== Recorded data ==
------------------------------------------------------------
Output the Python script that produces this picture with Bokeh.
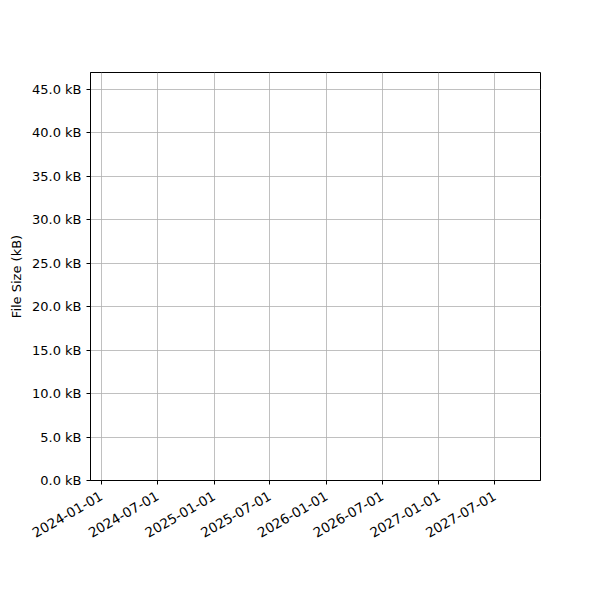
import math
from datetime import datetime

from bokeh.plotting import figure
from bokeh.models import Range1d, FixedTicker, DatetimeTickFormatter, PrintfTickFormatter
from bokeh.embed import file_html
from bokeh.resources import INLINE

# x-axis: dates shown as ticks, no data drawn in the chart
tick_dates = ["2024-01-01", "2024-07-01", "2025-01-01", "2025-07-01",
              "2026-01-01", "2026-07-01", "2027-01-01", "2027-07-01"]
x_start, x_end = "2023-11-27", "2027-11-27"

# y-axis: file size in kB
y_ticks = [0, 5, 10, 15, 20, 25, 30, 35, 40, 45]
y_start, y_end = 0, 46.9


def ms(s):
    return datetime.strptime(s, "%Y-%m-%d").timestamp() * 1000


p = figure(
    width=584, height=584,
    x_axis_type="datetime",
    x_range=Range1d(ms(x_start), ms(x_end)),
    y_range=Range1d(y_start, y_end),
    y_axis_label="File Size (kB)",
    output_backend="svg", toolbar_location=None,
    min_border_left=90, min_border_right=44,
    min_border_top=72, min_border_bottom=104,
)

p.outline_line_color = "black"
p.outline_line_alpha = 1.0
p.outline_line_width = 1

p.xaxis.ticker = FixedTicker(ticks=[ms(d) for d in tick_dates])
p.xaxis.formatter = DatetimeTickFormatter(
    days="%Y-%m-%d", months="%Y-%m-%d", years="%Y-%m-%d")
p.xaxis.major_label_orientation = math.pi / 6

p.yaxis.ticker = FixedTicker(ticks=y_ticks)
p.yaxis.formatter = PrintfTickFormatter(format="%.1f kB")

for ax in (p.xaxis, p.yaxis):
    ax.axis_line_color = "black"
    ax.major_tick_line_color = "black"
    ax.major_tick_out = 4
    ax.major_tick_in = 0
    ax.minor_tick_line_color = None
    ax.major_label_text_font = "DejaVu Sans"
    ax.major_label_text_font_size = "13px"
    ax.major_label_text_color = "black"
    ax.major_label_standoff = 5
    ax.axis_label_text_font = "DejaVu Sans"
    ax.axis_label_text_font_size = "13px"
    ax.axis_label_text_font_style = "normal"
    ax.axis_label_text_color = "black"

p.xaxis.major_label_text_font_size = "13.5px"
p.xaxis.major_label_standoff = 10
p.yaxis.axis_label_standoff = 5

p.grid.grid_line_color = "#b0b0b0"
p.grid.grid_line_width = 0.8

open("out.html", "w").write(file_html(p, INLINE))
------------------------------------------------------------
== Stated goal ==
Write the listing above out again exactly, dropping each image.

== Answer to this exercise ==
Output the Python script that produces this picture with Bokeh.
import math
from datetime import datetime

from bokeh.plotting import figure
from bokeh.models import Range1d, FixedTicker, DatetimeTickFormatter, PrintfTickFormatter
from bokeh.embed import file_html
from bokeh.resources import INLINE

# x-axis: dates shown as ticks, no data drawn in the chart
tick_dates = ["2024-01-01", "2024-07-01", "2025-01-01", "2025-07-01",
              "2026-01-01", "2026-07-01", "2027-01-01", "2027-07-01"]
x_start, x_end = "2023-11-27", "2027-11-27"

# y-axis: file size in kB
y_ticks = [0, 5, 10, 15, 20, 25, 30, 35, 40, 45]
y_start, y_end = 0, 46.9


def ms(s):
    return datetime.strptime(s, "%Y-%m-%d").timestamp() * 1000


p = figure(
    width=584, height=584,
    x_axis_type="datetime",
    x_range=Range1d(ms(x_start), ms(x_end)),
    y_range=Range1d(y_start, y_end),
    y_axis_label="File Size (kB)",
    output_backend="svg", toolbar_location=None,
    min_border_left=90, min_border_right=44,
    min_border_top=72, min_border_bottom=104,
)

p.outline_line_color = "black"
p.outline_line_alpha = 1.0
p.outline_line_width = 1

p.xaxis.ticker = FixedTicker(ticks=[ms(d) for d in tick_dates])
p.xaxis.formatter = DatetimeTickFormatter(
    days="%Y-%m-%d", months="%Y-%m-%d", years="%Y-%m-%d")
p.xaxis.major_label_orientation = math.pi / 6

p.yaxis.ticker = FixedTicker(ticks=y_ticks)
p.yaxis.formatter = PrintfTickFormatter(format="%.1f kB")

for ax in (p.xaxis, p.yaxis):
    ax.axis_line_color = "black"
    ax.major_tick_line_color = "black"
    ax.major_tick_out = 4
    ax.major_tick_in = 0
    ax.minor_tick_line_color = None
    ax.major_label_text_font = "DejaVu Sans"
    ax.major_label_text_font_size = "13px"
    ax.major_label_text_color = "black"
    ax.major_label_standoff = 5
    ax.axis_label_text_font = "DejaVu Sans"
    ax.axis_label_text_font_size = "13px"
    ax.axis_label_text_font_style = "normal"
    ax.axis_label_text_color = "black"

p.xaxis.major_label_text_font_size = "13.5px"
p.xaxis.major_label_standoff = 10
p.yaxis.axis_label_standoff = 5

p.grid.grid_line_color = "#b0b0b0"
p.grid.grid_line_width = 0.8

open("out.html", "w").write(file_html(p, INLINE))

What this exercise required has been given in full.